Alec felt the first drops of rain from the ominous sky overhead. The heavy clouds let go quickly and the rain came down harder until he could barely make out the starting gate and the horses approaching it. Lightning flashed in the distance, followed by loud thunderclaps.
It would be a long time, he thought, before thunder and lightning did not take him back to a stable in the Everglades. It didn’t matter that no one, not even Henry, would believe what he’d told them of that night. They had accepted only what they wanted to believe, all based on the medical testimony of Dr. Palmer that delusions were common to people under stress. He was glad he had not thrown away the gold figurine that night. They would accept that he’d found it in the swamp, but no more. And since he’d been unable to offer any rational explanation of the captain’s death and his own horrible experiences, he had pretended to accept their version, if only to bring peace to his mind as well as theirs.
For several days afterward, he had been kept quiet by drugs. He held no bitterness toward Joe Early and the others, knowing it had been for the best. His dread of that which defied all common sense would not have enabled him to think clearly. Finally the weight had lifted from his mind and he had looked upon the Everglades again.
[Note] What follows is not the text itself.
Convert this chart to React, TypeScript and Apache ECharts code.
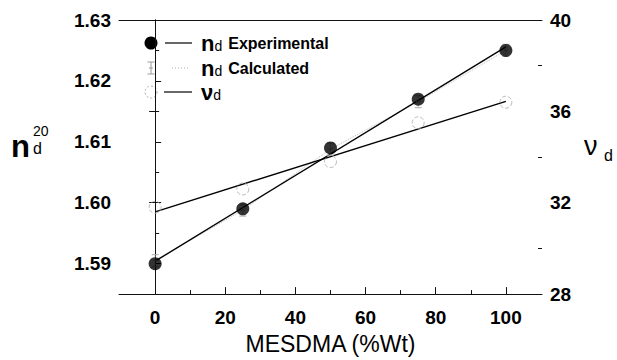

As far as his eyes could see, there was nothing but smoldering ashes. The immense swamp to the south and west had been gutted by the raging fire. At his insistence, they had gone to the humpbacked hammock, more to appease him than to give any credence to his story. They’d found nothing, for no remains of the captain’s body could have withstood the cremating blast of the holocaust. Still, he was glad that he had returned, if only to prove to himself that he had been there.